Well, we didn't have any. Too much to digest.

Ms. Powell, who took her husband's surname when they married at 25, is not without sweetness, though - a result of her Texan background, she suggests.

She expresses humility: "The nice thing about the way success happened for me is that it's so obviously luck," says the theatre and fiction graduate of Amherst College, a prestigious American institution.

She began her blog about cooking Ms. Child's recipes in 2002, "before anyone understood what a blog could do." And the medium helped her develop her voice as a writer. "When I realized I had a readership, I had to challenge myself to not sort of prettify things, to keep it unvarnished, and I really think that candour became very defining of my writing style."

She believes that Cleaving has a hopeful message about marriage.

"One of the things that I learned during this whole process is that marriage is always changing. I didn't want to use words like 'resolved' or 'fixed.' We change. We put the pieces back together in a different way."

She and her husband have had marriage counselling.

"We had a lot of rough talks. This wasn't easy for him. But he is an extraordinary man."

Both have discontinued their extramarital affairs. They are talking about having a baby. And she has promised him that she won't be using their marriage for more memoirs.

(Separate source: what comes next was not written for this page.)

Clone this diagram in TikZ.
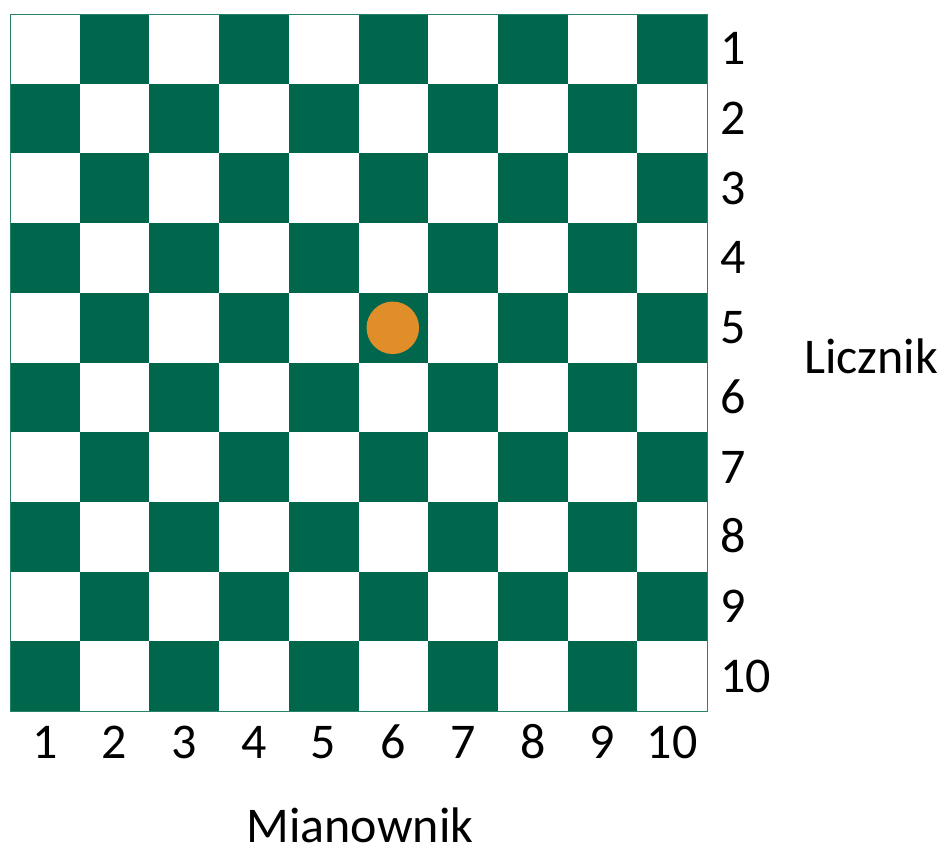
\documentclass[tikz,border=0pt]{standalone}
\usepackage{fontspec}
\setmainfont{Carlito}
\definecolor{boardgreen}{RGB}{0,102,76}
\definecolor{edgegreen}{RGB}{40,130,105}
\definecolor{dotorange}{RGB}{224,142,42}
\begin{document}
\begin{tikzpicture}[x=1pt,y=-1pt,
  lbl/.style={font=\fontsize{50}{58}\selectfont,anchor=base,inner sep=0pt},
  rowlbl/.style={lbl,anchor=base west}]
\useasboundingbox (0,0) rectangle (942,849);
\def\cs{69.7}
\foreach \r in {0,...,9}{
  \foreach \c in {0,...,9}{
    \pgfmathtruncatemacro{\parity}{mod(\r+\c,2)}
    \ifnum\parity=1
      \fill[boardgreen] (10+\c*\cs,14+\r*\cs) rectangle ++(\cs,\cs);
    \fi
  }
}
\draw[edgegreen,line width=0.9pt] (10,14) rectangle (707,711);
\node[circle,fill=dotorange,minimum size=52.5pt,inner sep=0pt] (dot) at (392.8,327.8) {};
\foreach \i in {1,...,10}{
  \node[lbl] (col\i) at ({10+(\i-0.5)*\cs},758) {\i};
  \node[rowlbl] (row\i) at (720,{14+(\i-0.5)*\cs+16}) {\i};
}
\node[lbl] (licznik) at (871,373) {Licznik};
\node[lbl] (mianownik) at (360,842) {Mianownik};
\end{tikzpicture}
\end{document}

"I promised myself and him that just because I did this at a very specific time that doesn't mean my marriage is an oyster to open up for everyone to look at. You can't make your marriage a social experiment."

Ms. Powell is a full menu of attributes.

"People feel free to comment, and they can be crude, calling me fat, and someone wrote recently, 'Too bad she's an adulterous skank,'" she offers at one point, wrinkling her nose. "Well, the great thing about putting this book out there is that there's nothing they can say that I haven't revealed."

She is vulnerable - no question there - but she masks it with a New-York-style aggressive confidence. Or maybe it's that the act of stripping naked is her armour. Most importantly, her book comes off as courageous, even though she says it began in powerlessness.

"Yeah," she says when I point out the numerous contradictions of her work and personality. "Aren't people weird?" And then she tosses her head back to finish off the dregs in her wine glass.